The conversation around abortion has also been heating up in Orange County’s 45th District, where Republican Rep. Michelle Steel is facing with four Democratic challengers, all of whom have emphasized their commitment to reproductive rights.

Candidate Kim Nguyen-Penaloza, a Democrat and Garden Grove councilwoman, has criticized Steel for “flip-flopping” on her position on abortion.

Steel’s camp fired back, saying that Steel has not changed her position, which is allowing for abortions only in cases of rape, incest or the health of the mother.

In 2021— a year before the Supreme Court overturned Roe vs. Wade — Steel cosponsored the Life at Conception Act, a bill that aimed to recognize a fertilized egg as a person with equal protections under the 14th Amendment to the Constitution.

Last January, House Republicans introduced identical legislation, which Steel signed onto roughly a year later.

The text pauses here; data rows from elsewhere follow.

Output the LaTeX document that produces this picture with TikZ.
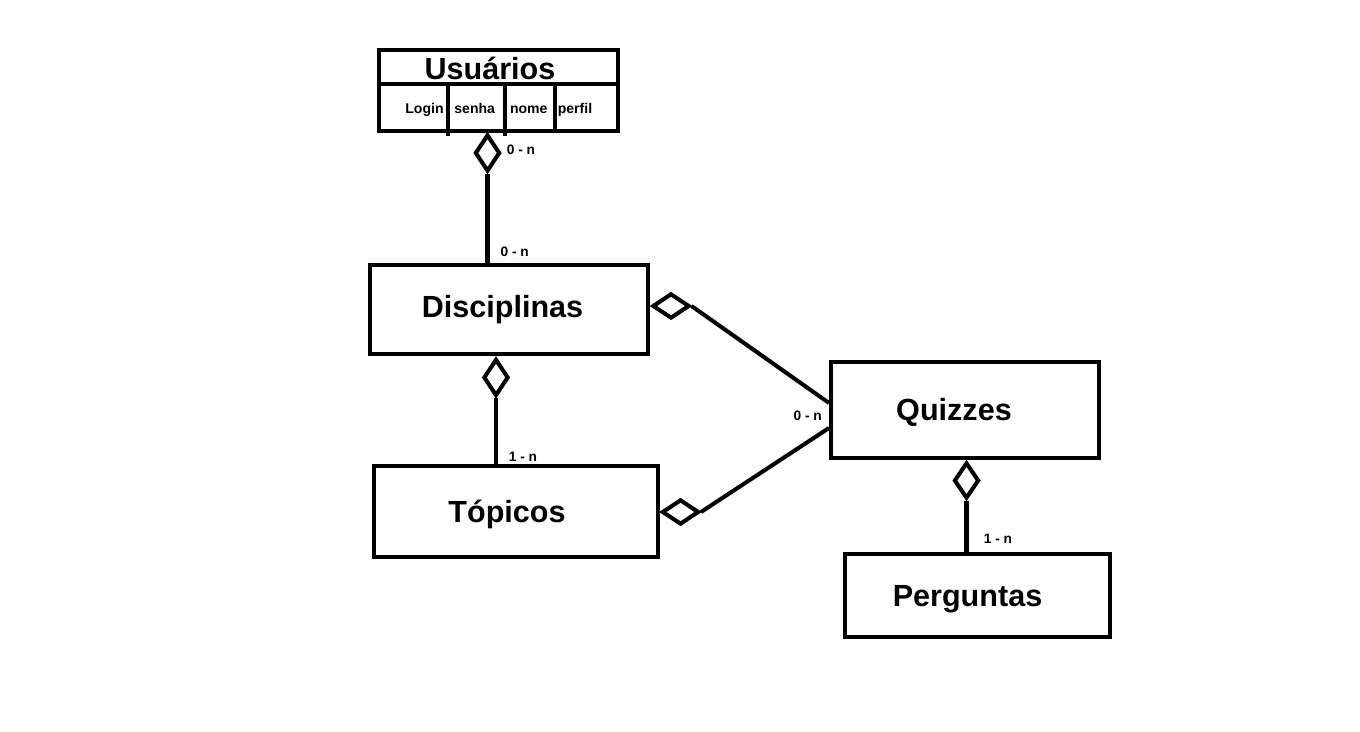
\documentclass[tikz,border=0pt]{standalone}
\usepackage{fontspec}
\setmainfont{Liberation Sans}
\usetikzlibrary{shapes.geometric}

\begin{document}
\begin{tikzpicture}[x=0.02cm,y=-0.02cm,line width=2.3pt,
    entity/.style={draw,rectangle,inner sep=0pt},
    title/.style={font=\fontsize{17.4}{20}\selectfont\bfseries,inner sep=0pt,anchor=base},
    attr/.style={font=\fontsize{8}{9.6}\selectfont\bfseries,inner sep=0pt,anchor=base},
    mult/.style={font=\fontsize{7.8}{9.4}\selectfont\bfseries,inner sep=0pt,anchor=base},
    agg/.style={draw,diamond,inner sep=0pt,fill=white}]
        % white page with the same size as the reference
        \fill[white] (0,0) rectangle (1360,732);
        \useasboundingbox (0,0) rectangle (1360,732);

        % the boxes of the entities
        \node[entity,minimum width=4.78cm,minimum height=1.62cm] (usuarios) at (498.5,90.5) {};
        \node[entity,minimum width=5.56cm,minimum height=1.78cm] (disciplinas) at (509,309.5) {};
        \node[entity,minimum width=5.68cm,minimum height=1.82cm] (topicos) at (516,511.5) {};
        \node[entity,minimum width=5.36cm,minimum height=1.92cm] (quizzes) at (965,410) {};
        \node[entity,minimum width=5.30cm,minimum height=1.66cm] (perguntas) at (977.5,595.5) {};

        % names of the entities
        \node[title] (usuarios-txt) at (490,79.3) {Usuários};
        \node[title] (disciplinas-txt) at (502.5,318) {Disciplinas};
        \node[title] (topicos-txt) at (507,522.7) {Tópicos};
        \node[title] (quizzes-txt) at (954,420.7) {Quizzes};
        \node[title] (perguntas-txt) at (967.5,606.7) {Perguntas};

        % header and columns of Usuarios
        \draw (usuarios.west |- 0,84) -- (usuarios.east |- 0,84);  % header line
        \draw (448,84) -- (448,136);
        \draw (505,84) -- (505,136);
        \draw (555,84) -- (usuarios.south -| 555,0);
        \node[attr] (login) at (424.5,114) {Login};
        \node[attr] (senha) at (474.7,114) {senha};
        \node[attr] (nome) at (528.8,114) {nome};
        \node[attr] (perfil) at (575,114) {perfil};

        % aggregation diamonds
        \node[agg,minimum width=0.50cm,minimum height=0.74cm] (agg-usu) at (487.5,153) {};
        \node[agg,minimum width=0.50cm,minimum height=0.74cm] (agg-disc) at (496,377.5) {};
        \node[agg,minimum width=0.50cm,minimum height=0.72cm] (agg-quiz) at (966.5,480.5) {};
        \node[agg,minimum width=0.74cm,minimum height=0.50cm] (agg-dq) at (671,306) {};
        \node[agg,minimum width=0.74cm,minimum height=0.50cm] (agg-tq) at (680.5,512) {};

        % connections
        \draw (agg-usu.south) -- (agg-usu.south |- disciplinas.north);
        \draw (agg-disc.south) -- (agg-disc.south |- topicos.north);
        \draw (agg-quiz.south) -- (agg-quiz.south |- perguntas.north);
        \draw (agg-dq.east) -- ([yshift=0.14cm]quizzes.west);
        \draw (agg-tq.east) -- ([yshift=-0.36cm]quizzes.west);

        % multiplicities
        \node[mult] (m-usu) at (521,155) {0 - n};
        \node[mult] (m-disc) at (514.7,256.7) {0 - n};
        \node[mult] (m-top) at (523,461.7) {1 - n};
        \node[mult] (m-quiz) at (807.7,420.7) {0 - n};
        \node[mult] (m-perg) at (998,544) {1 - n};
    \end{tikzpicture}
\end{document}
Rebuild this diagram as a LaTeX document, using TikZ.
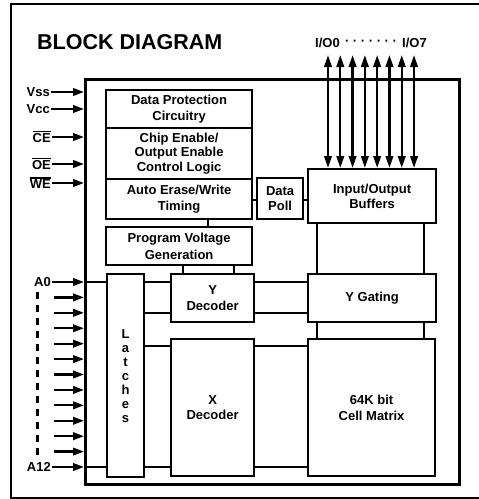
\documentclass[tikz,border=0pt]{standalone}
\usepackage{fontspec}
\setmainfont{Liberation Sans}
\usetikzlibrary{arrows.meta,calc}
\newcommand\ovbar[1]{\vbox{\hrule height 1.3pt\kern1.2pt\hbox{#1}}}
\begin{document}
\begin{tikzpicture}[x=1pt,y=-1pt,
  box/.style={draw,line width=2.2pt,anchor=north west,inner sep=0pt,align=center,font=\bfseries\fontsize{13}{16.5}\selectfont},
  wire/.style={line width=1.8pt},
  pin/.style={line width=2.3pt,-{Triangle[length=11pt,width=7.5pt]}},
  bus/.style={line width=2.3pt,{Triangle[length=12pt,width=7.5pt]}-{Triangle[length=12pt,width=7.5pt]}},
  lbl/.style={font=\bfseries\fontsize{13}{15}\selectfont,inner sep=1pt}]
\useasboundingbox (0,0) rectangle (479,499);
% outer frame
\draw[line width=1.3pt] (479,4) -- (11,4) -- (11,498) -- (479,498);
\node[font=\bfseries\fontsize{21.5}{25}\selectfont,anchor=west,inner sep=0pt] (title) at (37,42) {BLOCK DIAGRAM};
% chip frame
\node[draw,line width=3.2pt,anchor=north west,minimum width=374pt,minimum height=405pt,inner sep=0pt] (chip) at (84,78) {};
% control stack
\node[box,minimum width=146pt,minimum height=38pt] (dpc) at (105,89) {Data Protection\\Circuitry};
\node[box,minimum width=146pt,minimum height=51pt,font=\bfseries\fontsize{13}{14.5}\selectfont] (ceoe) at (105,127) {Chip Enable/\\Output Enable\\Control Logic};
\node[box,minimum width=146pt,minimum height=40pt] (aew) at (105,178) {Auto Erase/Write\\Timing};
\node[box,minimum width=146pt,minimum height=38pt] (pvg) at (105,226) {Program Voltage\\Generation};
\node[box,minimum width=46pt,minimum height=41pt,font=\bfseries\fontsize{13}{14.5}\selectfont] (dpoll) at (256,177) {Data\\Poll};
\node[box,minimum width=128pt,minimum height=54pt,font=\bfseries\fontsize{13}{15}\selectfont] (iob) at (307,168) {Input/Output\\Buffers};
\node[box,minimum width=83pt,minimum height=48pt] (ydec) at (170,273) {Y\\Decoder};
\node[box,minimum width=128pt,minimum height=48pt] (ygate) at (307,273) {Y Gating};
\node[box,minimum width=37pt,minimum height=203pt,font=\bfseries\fontsize{13}{14}\selectfont] (lat) at (106,273) {L\\a\\t\\c\\h\\e\\s};
\node[box,minimum width=83pt,minimum height=137pt,font=\bfseries\fontsize{13}{14.5}\selectfont] (xdec) at (170,338) {X\\Decoder};
\node[box,minimum width=127pt,minimum height=137pt] (cell) at (307,338) {64K bit\\Cell Matrix};
% helper levels
\coordinate (r0) at (0,200);
\coordinate (r1) at (0,282);
\coordinate (r2) at (0,313);
\coordinate (r3) at (0,346);
\coordinate (r4) at (0,467);
\coordinate (c1) at (208,0);
\coordinate (c2) at (183,0);
\coordinate (c3) at (234,0);
\coordinate (c4) at (317,0);
\coordinate (c5) at (424,0);
% internal wires
\draw[wire] (aew.south -| c1) -- (pvg.north -| c1);
\draw[wire] (pvg.south -| c2) -- (ydec.north -| c2);
\draw[wire] (pvg.south -| c3) -- (ydec.north -| c3);
\draw[wire] (aew.east |- r0) -- (dpoll.west |- r0);
\draw[wire] (dpoll.east |- r0) -- (iob.west |- r0);
\draw[wire] (iob.south -| c4) -- (ygate.north -| c4);
\draw[wire] (iob.south -| c5) -- (ygate.north -| c5);
\draw[wire] (ygate.south -| c4) -- (cell.north -| c4);
\draw[wire] (ygate.south -| c5) -- (cell.north -| c5);
\draw[wire] (chip.west |- r1) -- (lat.west |- r1);
\draw[wire] (chip.west |- r4) -- (lat.west |- r4);
\draw[wire] (lat.east |- r1) -- (ydec.west |- r1);
\draw[wire] (lat.east |- r2) -- (ydec.west |- r2);
\draw[wire] (lat.east |- r3) -- (xdec.west |- r3);
\draw[wire] (lat.east |- r4) -- (xdec.west |- r4);
\draw[wire] (ydec.east |- r1) -- (ygate.west |- r1);
\draw[wire] (ydec.east |- r2) -- (ygate.west |- r2);
\draw[wire] (xdec.east |- r3) -- (cell.west |- r3);
\draw[wire] (xdec.east |- r4) -- (cell.west |- r4);
% control pins
\node[lbl,anchor=east] (vss) at (51,92) {Vss};
\node[lbl,anchor=east] (vcc) at (51,109) {Vcc};
\node[lbl,anchor=east] (ce) at (52,137) {\ovbar{CE}};
\node[lbl,anchor=east] (oe) at (52,164) {\ovbar{OE}};
\node[lbl,anchor=east] (we) at (52,183) {\ovbar{WE}};
\foreach \p in {vss,vcc,ce,oe,we}
  \draw[pin] (\p.east) -- (\p.east -| chip.west);
% address pins
\node[lbl,anchor=east] (a0) at (52,282) {A0};
\node[lbl,anchor=east] (a12) at (52,467) {A12};
\draw[pin] (a0.east) -- (a0.east -| chip.west);
\draw[pin] (a12.east) -- (a12.east -| chip.west);
\foreach \i in {1,...,11}{
  \coordinate (ad\i) at (54,282+\i*15.4167);
  \draw[pin] (ad\i) -- (ad\i -| chip.west);
}
\coordinate (dtop) at (37,292);
\coordinate (dbot) at (37,458);
\draw[line width=3pt,dash pattern=on 7pt off 6pt] (dtop) -- (dbot);
% I/O bus
\foreach \i in {0,...,7}{
  \coordinate (io\i) at (328+\i*12.29,55);
  \draw[bus] (io\i) -- (io\i |- iob.north);
}
\node[lbl,anchor=east] (io0lbl) at (341,43) {I/O0};
\node[lbl] (iodots) at (371,43) {· · · · · · ·};
\node[lbl,anchor=west] (io7lbl) at (401,43) {I/O7};
\end{tikzpicture}
\end{document}
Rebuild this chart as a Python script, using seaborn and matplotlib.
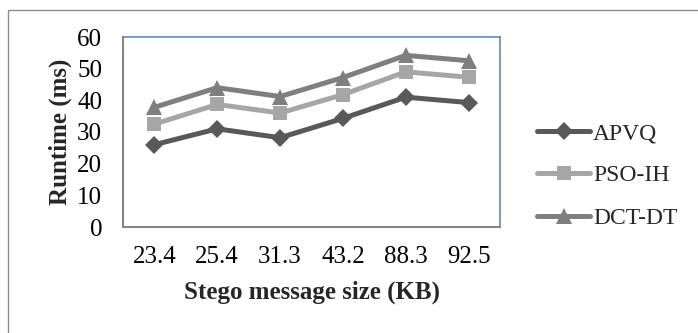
import matplotlib
matplotlib.use("Agg")
import matplotlib.pyplot as plt
import matplotlib.patches as mpatches
import numpy as np
import pandas as pd
import seaborn as sns

# Runtime measurements per stego message size
sizes = ["23.4", "25.4", "31.3", "43.2", "88.3", "92.5"]
apvq = [26, 31, 28.2, 34.3, 41, 39.3]
pso_ih = [32.5, 38.7, 36, 41.8, 49, 47.3]
dct_dt = [37.8, 44, 41.2, 47.2, 54.2, 52.5]

series_names = ["APVQ", "PSO-IH", "DCT-DT"]
series_values = [apvq, pso_ih, dct_dt]

df = pd.DataFrame({
    "size": sizes * len(series_names),
    "runtime": np.concatenate(series_values),
    "method": np.repeat(series_names, len(sizes)),
})

sns.set_theme(style="white")
plt.rcParams["font.family"] = ["Liberation Serif", "DejaVu Serif"]

palette = {"APVQ": "#595959", "PSO-IH": "#a6a6a6", "DCT-DT": "#7f7f7f"}
markers = {"APVQ": "D", "PSO-IH": "s", "DCT-DT": "^"}
msizes = {"APVQ": 9.5, "PSO-IH": 10.5, "DCT-DT": 12}

fig = plt.figure(figsize=(6.98, 3.33), dpi=100)
ax = fig.add_axes([123 / 698, 1 - 227 / 333, 377 / 698, 190 / 333])

for name in series_names:
    sub = df[df["method"] == name]
    sns.lineplot(data=sub, x="size", y="runtime", ax=ax, color=palette[name],
                 marker=markers[name], markersize=msizes[name], linewidth=3.6,
                 markeredgewidth=0, label=name, sort=False)

ax.set_xlim(-0.5, len(sizes) - 0.5)
ax.set_ylim(0, 60)
ax.set_yticks(range(0, 61, 10))
ax.tick_params(axis="both", length=0, labelsize=18, colors="black")
ax.tick_params(axis="x", pad=14)
ax.tick_params(axis="y", pad=15)

for side in ("left", "bottom"):
    ax.spines[side].set_color("#868686")
    ax.spines[side].set_linewidth(1.5)
for side in ("top", "right"):
    ax.spines[side].set_color("#5b8ac6")
    ax.spines[side].set_linewidth(1.2)

ax.set_xlabel("Stego message size (KB)", fontsize=18, fontweight="bold", labelpad=9)
ax.set_ylabel("Runtime (ms)", fontsize=18, fontweight="bold", labelpad=4)

leg = ax.legend(loc="center left", bbox_to_anchor=(414 / 377, 0.27), frameon=False,
                fontsize=17, handlelength=2.25, handletextpad=0.12,
                labelspacing=0.88, borderaxespad=0, borderpad=0)
for h in leg.get_lines():
    h.set_linewidth(3.6)

# outer chart frame
frame = mpatches.Rectangle((8 / 698, -0.1), 1.2, 1 - 10 / 333 + 0.1,
                           transform=fig.transFigure, fill=False,
                           edgecolor="#8c8c8c", linewidth=1.0)
fig.patches.append(frame)

fig.savefig("out.png", dpi=100)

Days after she pledged her support, the Democratic Congressional Campaign Committee sent out an email blast criticizing her for “choosing to stand with extreme MAGA efforts to ban abortion nationwide no matter how unpopular or dangerous these relentless attacks are.”

Steel’s campaign spokesperson Lance Trover dismissed the attack, saying: “Washington Democrats have spent four years lying about Michelle’s record, mocking her accent and making sexist attacks.”

He added that Southern California voters trust Steel on issues that are critical in her district, including lowering the cost of living and taking on the Chinese Communist Party.

Miller said though some moderate O.C. Republicans and swing voters might support abortion rights, the procedure may not be their top issue when it comes to selecting someone to send to Congress.

Ultimately, voters this cycle have a lot to think about given the state of the economy and inflation, worries about crime and education, she said.

“The question is are they willing to side with the candidate who speaks to them on those issues but may have a different opinion on abortion?”